Born on April 15th, 1469 in what is now known as Nankana Sahib, Punjab, Pakistan – Guru Nanak would grow up to become the founder of Sikhism and a teacher that spread the word of the oneness of God. As the founder of Sikhism, he also taught people about the intertwining of one’s spiritual and secular life. While many of his teachings drew both on Muslim and Islamic thought, his philosophy wasn’t just an amalgam of the principles found in these religions. His teachings also contained many revolutionary ideas about the true nature of God and the importance of one’s spiritual enlightenment over external rituals, penances and pilgrimages. He also denounced the caste system of India and taught that everyone if equal – regardless of class, gender, wealth or station of birth.

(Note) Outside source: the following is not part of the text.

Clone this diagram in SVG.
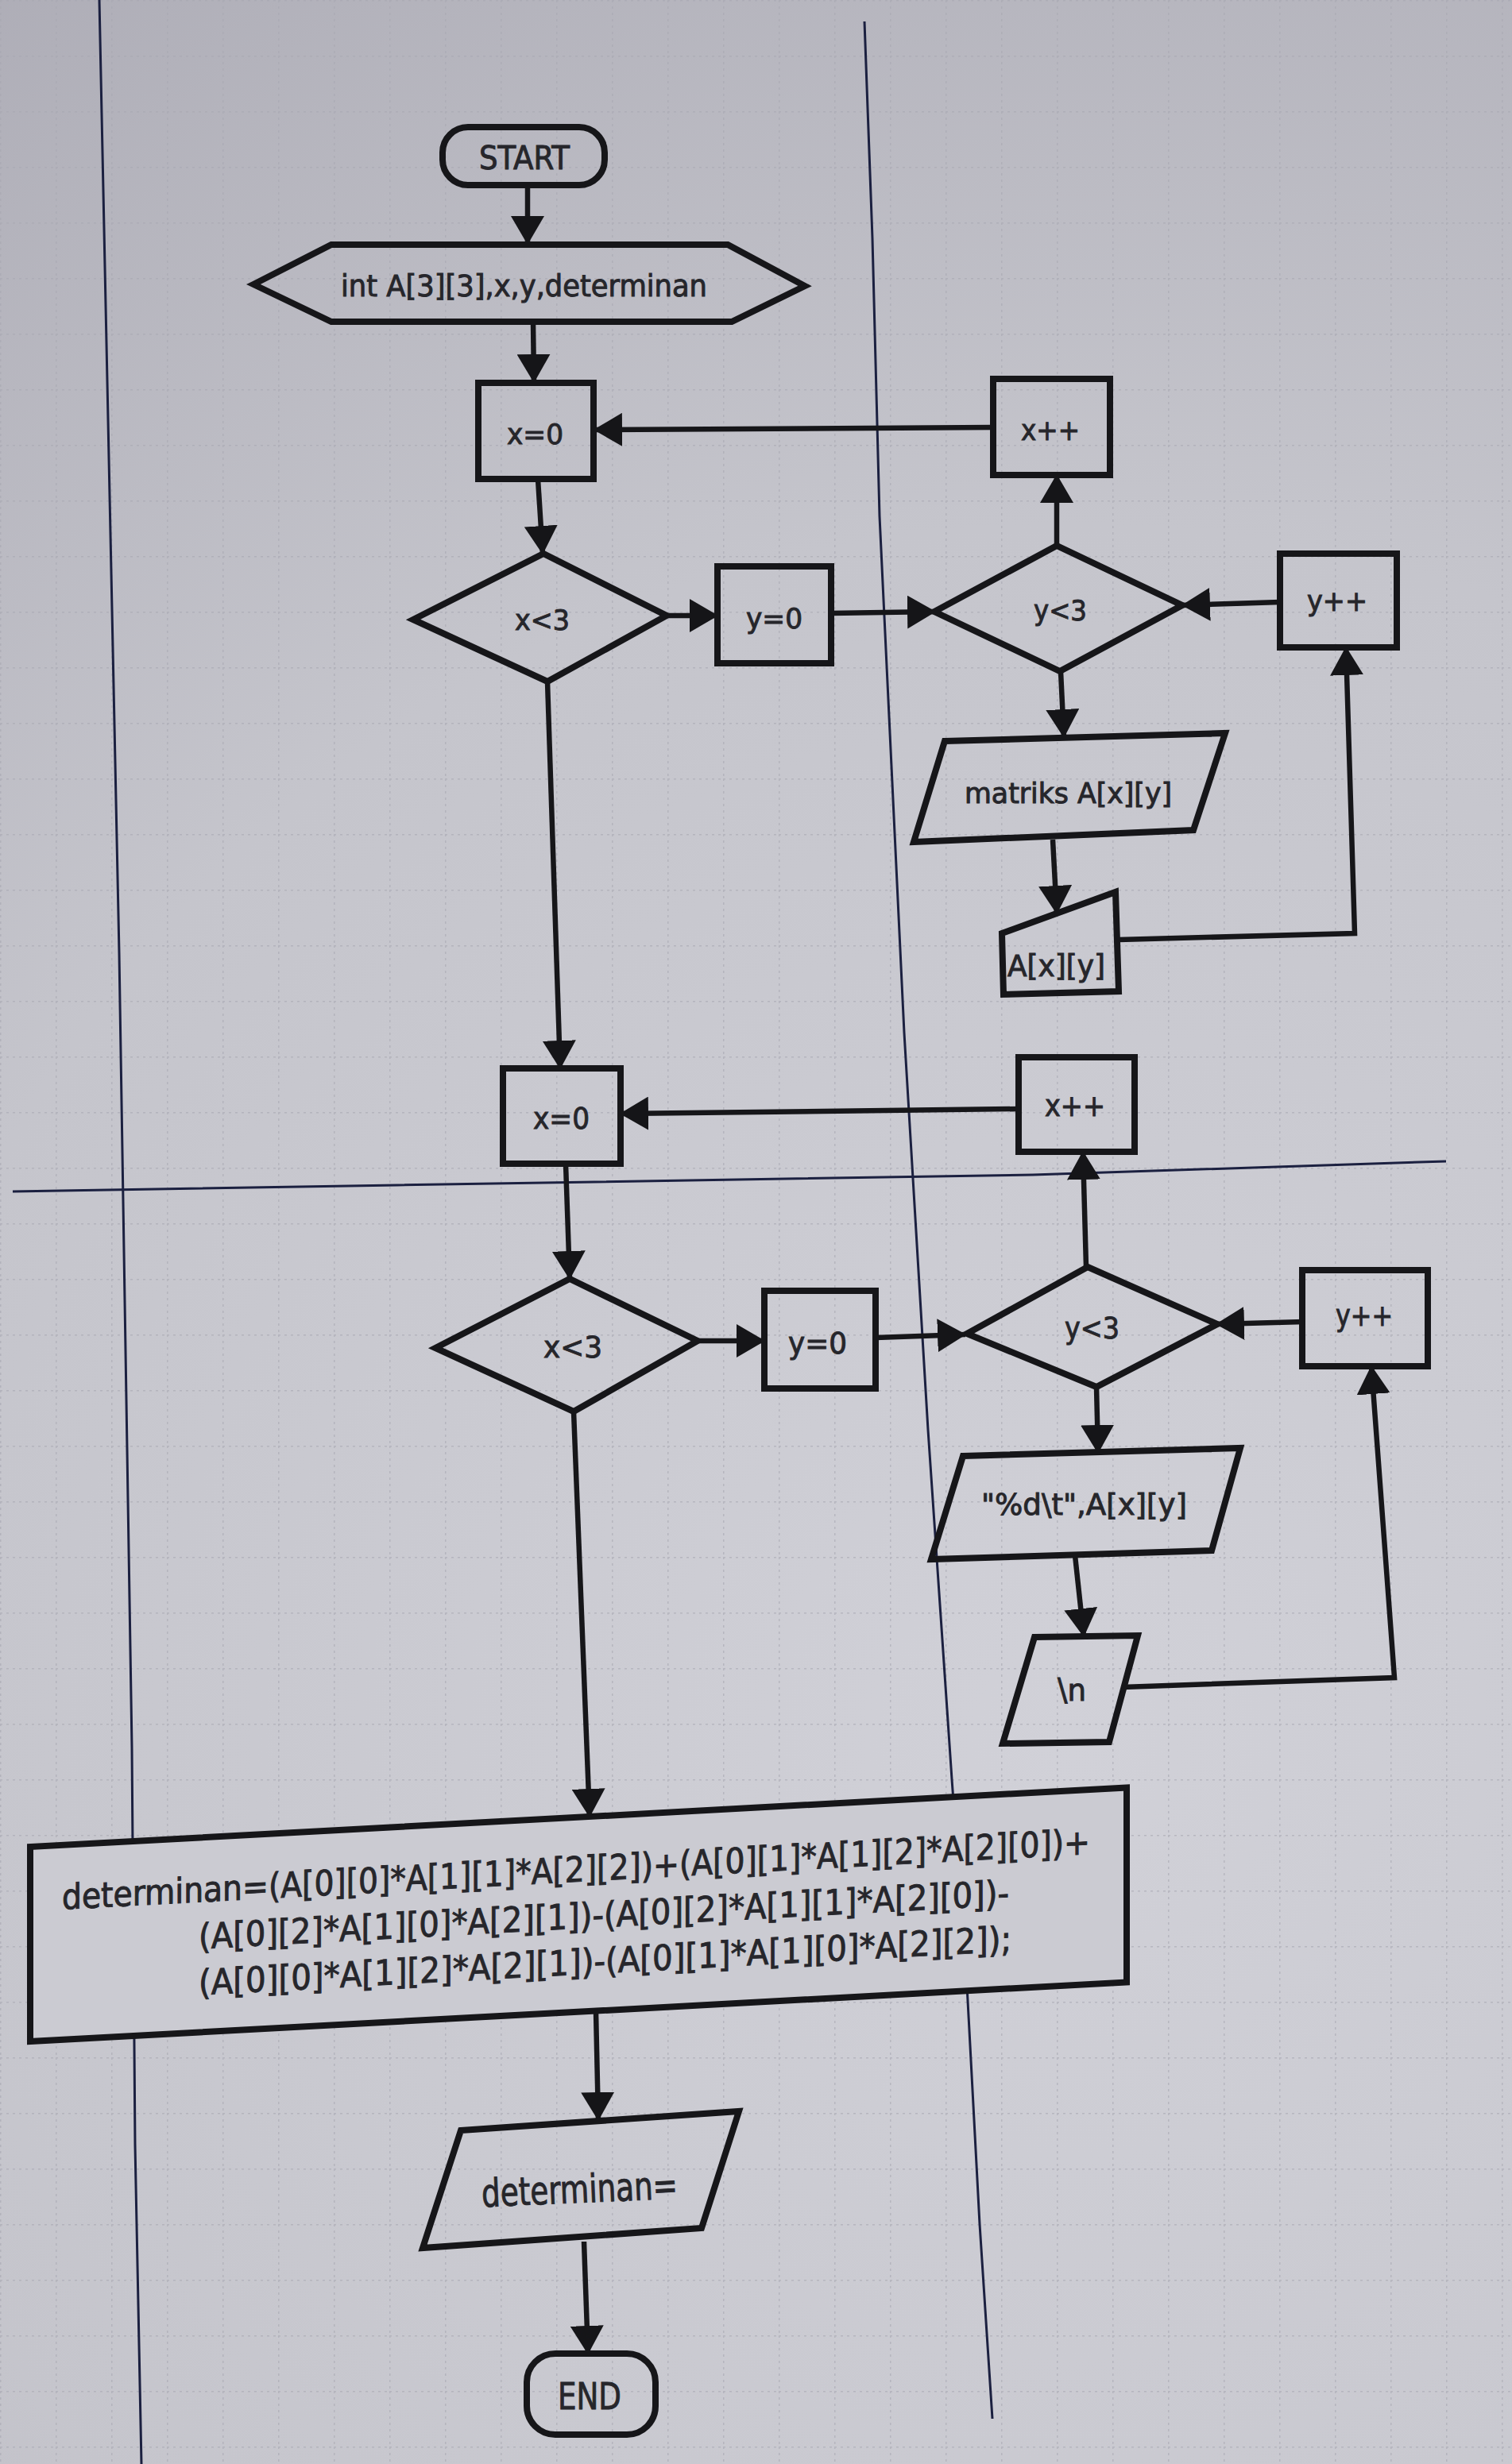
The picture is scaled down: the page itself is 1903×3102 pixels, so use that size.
<svg xmlns="http://www.w3.org/2000/svg" width="1903" height="3102" viewBox="0 0 1903 3102">
  <defs>
    <radialGradient id="paper" gradientUnits="userSpaceOnUse" cx="1350" cy="2200" r="2800">
      <stop offset="0" stop-color="#d1d1d8"/>
      <stop offset="0.55" stop-color="#c5c5cc"/>
      <stop offset="1" stop-color="#aaa9b3"/>
    </radialGradient>
    <pattern id="grid" patternUnits="userSpaceOnUse" width="70" height="70">
      <path d="M0 0.5 H70 M0.5 0 V70" fill="none" stroke="#a7a7b0" stroke-width="2" stroke-dasharray="3 5" opacity="0.6"/>
    </pattern>
    <marker id="ah" markerUnits="userSpaceOnUse" markerWidth="36" markerHeight="42" viewBox="0 0 36 42" refX="35" refY="21" orient="auto">
      <path d="M0 0 L36 21 L0 42 Z" fill="#151518"/>
    </marker>
    <style>
      .shape { fill: none; stroke: #161619; stroke-width: 8; stroke-linejoin: miter; }
      .solid { fill: #cbcbd2; }
      .conn { fill: none; stroke: #161619; stroke-width: 6.5; }
      .lane { fill: none; stroke: #1b2040; stroke-width: 3; }
      .lbl { font-family: "DejaVu Sans Condensed", "DejaVu Sans", sans-serif; font-stretch: condensed; fill: #26262b; stroke: #26262b; stroke-width: 0.9; }
    </style>
  </defs>

  <!-- paper and printed grid -->
  <rect width="1903" height="3102" fill="url(#paper)"/>
  <rect width="1903" height="3102" fill="url(#grid)"/>

  <!-- swimlane rules -->
  <g id="lanes">
    <polyline class="lane" points="125,0 150,1200 166,2200 170,2700 178,3102"/>
    <polyline class="lane" points="1088,27 1098,300 1107,650 1138,1300 1168,1800 1198,2240 1217,2500 1233,2800 1249,3045"/>
    <polyline class="lane" points="16,1500 500,1492 1300,1479 1820,1462"/>
  </g>

  <!-- connectors -->
  <g id="connectors">
    <line class="conn" x1="664" y1="233" x2="664" y2="307" marker-end="url(#ah)"/>
    <line class="conn" x1="671" y1="405" x2="672" y2="481" marker-end="url(#ah)"/>
    <line class="conn" x1="677" y1="603" x2="683" y2="697" marker-end="url(#ah)"/>
    <line class="conn" x1="839" y1="775" x2="903" y2="775" marker-end="url(#ah)"/>
    <line class="conn" x1="1046" y1="772" x2="1177" y2="770" marker-end="url(#ah)"/>
    <line class="conn" x1="1330" y1="687" x2="1330" y2="598" marker-end="url(#ah)"/>
    <line class="conn" x1="1250" y1="538" x2="748" y2="541" marker-end="url(#ah)"/>
    <line class="conn" x1="1611" y1="758" x2="1488" y2="762" marker-end="url(#ah)"/>
    <line class="conn" x1="1335" y1="845" x2="1339" y2="928" marker-end="url(#ah)"/>
    <line class="conn" x1="1325" y1="1057" x2="1330" y2="1150" marker-end="url(#ah)"/>
    <polyline class="conn" points="1408,1183 1705,1175 1694,815" marker-end="url(#ah)"/>
    <line class="conn" x1="689" y1="858" x2="705" y2="1345" marker-end="url(#ah)"/>
    <line class="conn" x1="1282" y1="1396" x2="781" y2="1402" marker-end="url(#ah)"/>
    <line class="conn" x1="712" y1="1465" x2="717" y2="1610" marker-end="url(#ah)"/>
    <line class="conn" x1="878" y1="1688" x2="962" y2="1688" marker-end="url(#ah)"/>
    <line class="conn" x1="1102" y1="1684" x2="1215" y2="1680" marker-end="url(#ah)"/>
    <line class="conn" x1="1367" y1="1595" x2="1363" y2="1450" marker-end="url(#ah)"/>
    <line class="conn" x1="1641" y1="1664" x2="1531" y2="1667" marker-end="url(#ah)"/>
    <line class="conn" x1="1380" y1="1746" x2="1382" y2="1829" marker-end="url(#ah)"/>
    <line class="conn" x1="1353" y1="1958" x2="1364" y2="2060" marker-end="url(#ah)"/>
    <polyline class="conn" points="1413,2124 1755,2112 1726,1720" marker-end="url(#ah)"/>
    <line class="conn" x1="722" y1="1777" x2="742" y2="2287" marker-end="url(#ah)"/>
    <line class="conn" x1="750" y1="2532" x2="753" y2="2669" marker-end="url(#ah)"/>
    <line class="conn" x1="735" y1="2822" x2="740" y2="2963" marker-end="url(#ah)"/>
  </g>

  <!-- nodes -->
  <g id="start">
    <rect class="shape" x="557" y="160" width="204" height="73" rx="32" ry="32"/>
    <text class="lbl" x="603" y="213" font-size="40" textLength="114" lengthAdjust="spacingAndGlyphs">START</text>
  </g>

  <g id="declare">
    <polygon class="shape" points="319,358 417,308 916,308 1013,360 921,405 417,405"/>
    <text class="lbl" x="429" y="373" font-size="37" textLength="461" lengthAdjust="spacingAndGlyphs">int A[3][3],x,y,determinan</text>
  </g>

  <g id="x-init-1">
    <rect class="shape" x="602" y="482" width="145" height="121"/>
    <text class="lbl" x="638" y="559" font-size="36" textLength="71" lengthAdjust="spacingAndGlyphs">x=0</text>
  </g>

  <g id="x-inc-1">
    <rect class="shape" x="1250" y="477" width="147" height="121"/>
    <text class="lbl" x="1285" y="554" font-size="36" textLength="74" lengthAdjust="spacingAndGlyphs">x++</text>
  </g>

  <g id="x-test-1">
    <polygon class="shape" points="520,780 684,697 839,775 689,858"/>
    <text class="lbl" x="648" y="793" font-size="35" textLength="69" lengthAdjust="spacingAndGlyphs">x&lt;3</text>
  </g>

  <g id="y-init-1">
    <rect class="shape" x="903" y="713" width="143" height="122"/>
    <text class="lbl" x="939" y="791" font-size="35" textLength="71" lengthAdjust="spacingAndGlyphs">y=0</text>
  </g>

  <g id="y-test-1">
    <polygon class="shape" points="1176,770 1330,687 1488,762 1334,845"/>
    <text class="lbl" x="1301" y="781" font-size="35" textLength="67" lengthAdjust="spacingAndGlyphs">y&lt;3</text>
  </g>

  <g id="y-inc-1">
    <rect class="shape" x="1611" y="697" width="147" height="118"/>
    <text class="lbl" x="1645" y="769" font-size="35" textLength="76" lengthAdjust="spacingAndGlyphs">y++</text>
  </g>

  <g id="prompt-matrix">
    <polygon class="shape" points="1189,933 1542,923 1502,1045 1150,1060"/>
    <text class="lbl" x="1214" y="1011" font-size="35" textLength="261" lengthAdjust="spacingAndGlyphs">matriks A[x][y]</text>
  </g>

  <g id="read-element">
    <polygon class="shape" points="1261,1175 1404,1123 1408,1248 1263,1252"/>
    <text class="lbl" x="1268" y="1229" font-size="37" textLength="123" lengthAdjust="spacingAndGlyphs">A[x][y]</text>
  </g>

  <g id="x-init-2">
    <rect class="shape" x="633" y="1345" width="148" height="120"/>
    <text class="lbl" x="671" y="1421" font-size="38" textLength="71" lengthAdjust="spacingAndGlyphs">x=0</text>
  </g>

  <g id="x-inc-2">
    <rect class="shape" x="1282" y="1331" width="146" height="119"/>
    <text class="lbl" x="1315" y="1405" font-size="37" textLength="76" lengthAdjust="spacingAndGlyphs">x++</text>
  </g>

  <g id="x-test-2">
    <polygon class="shape" points="548,1697 717,1610 878,1688 722,1777"/>
    <text class="lbl" x="684" y="1709" font-size="38" textLength="74" lengthAdjust="spacingAndGlyphs">x&lt;3</text>
  </g>

  <g id="y-init-2">
    <rect class="shape" x="962" y="1625" width="140" height="123"/>
    <text class="lbl" x="992" y="1704" font-size="38" textLength="74" lengthAdjust="spacingAndGlyphs">y=0</text>
  </g>

  <g id="y-test-2">
    <polygon class="shape" points="1217,1679 1369,1595 1532,1667 1380,1746"/>
    <text class="lbl" x="1340" y="1685" font-size="38" textLength="69" lengthAdjust="spacingAndGlyphs">y&lt;3</text>
  </g>

  <g id="y-inc-2">
    <rect class="shape" x="1639" y="1599" width="158" height="121"/>
    <text class="lbl" x="1681" y="1669" font-size="38" textLength="72" lengthAdjust="spacingAndGlyphs">y++</text>
  </g>

  <g id="print-element">
    <polygon class="shape" points="1212,1833 1561,1823 1525,1952 1172,1963"/>
    <text class="lbl" x="1235" y="1907" font-size="38" textLength="259" lengthAdjust="spacingAndGlyphs">"%d\t",A[x][y]</text>
  </g>

  <g id="print-newline">
    <polygon class="shape" points="1302,2061 1432,2059 1396,2193 1262,2195"/>
    <text class="lbl" x="1331" y="2141" font-size="39" textLength="36" lengthAdjust="spacingAndGlyphs">\n</text>
  </g>

  <!-- the process box hides the lane rules behind it -->
  <g id="compute-determinant" transform="matrix(1,-0.054,0,1,38,2325)">
    <rect class="shape solid" x="0" y="0" width="1380" height="245"/>
    <text class="lbl" x="40" y="81" font-size="44" textLength="1294" lengthAdjust="spacingAndGlyphs">determinan=(A[0][0]*A[1][1]*A[2][2])+(A[0][1]*A[1][2]*A[2][0])+</text>
    <text class="lbl" x="212" y="140" font-size="44" textLength="1020" lengthAdjust="spacingAndGlyphs">(A[0][2]*A[1][0]*A[2][1])-(A[0][2]*A[1][1]*A[2][0])-</text>
    <text class="lbl" x="212" y="198" font-size="44" textLength="1023" lengthAdjust="spacingAndGlyphs">(A[0][0]*A[1][2]*A[2][1])-(A[0][1]*A[1][0]*A[2][2]);</text>
  </g>

  <g id="print-determinant">
    <polygon class="shape" points="580,2682 930,2658 883,2805 532,2830"/>
    <text class="lbl" x="606" y="2773" font-size="49" textLength="247" lengthAdjust="spacingAndGlyphs" transform="rotate(-2.5 730 2757)">determinan=</text>
  </g>

  <g id="end">
    <rect class="shape" x="663" y="2963" width="162" height="102" rx="36" ry="36"/>
    <text class="lbl" x="702" y="3033" font-size="47" textLength="80" lengthAdjust="spacingAndGlyphs">END</text>
  </g>
</svg>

Customs, Traditions and Celebrations
This day is usually celebrated with feasts, the telling of stories, prayers and community activities. However, one of the most important celebrations on this day are the many Guru Nanak Jayanti parades that take place all over India. A pre-dawn parade called parbhat feri occurs on this day and features many followers walking through the streets and singing spiritual songs. Many participants will also perform Karseva on this day. Karseva is literally “selfless service” and is work or service that is done without thinking of any sort of personal reward. Therefore, many people will perform community service on this day in food kitchens for the poor or in hospitals.
This holiday allows people to acknowledge the founding traditions of Sikhism and the principles of service to others over one’s own selfish desires. It also allows people to come together and help each other in not only secular terms but spiritual ones as well.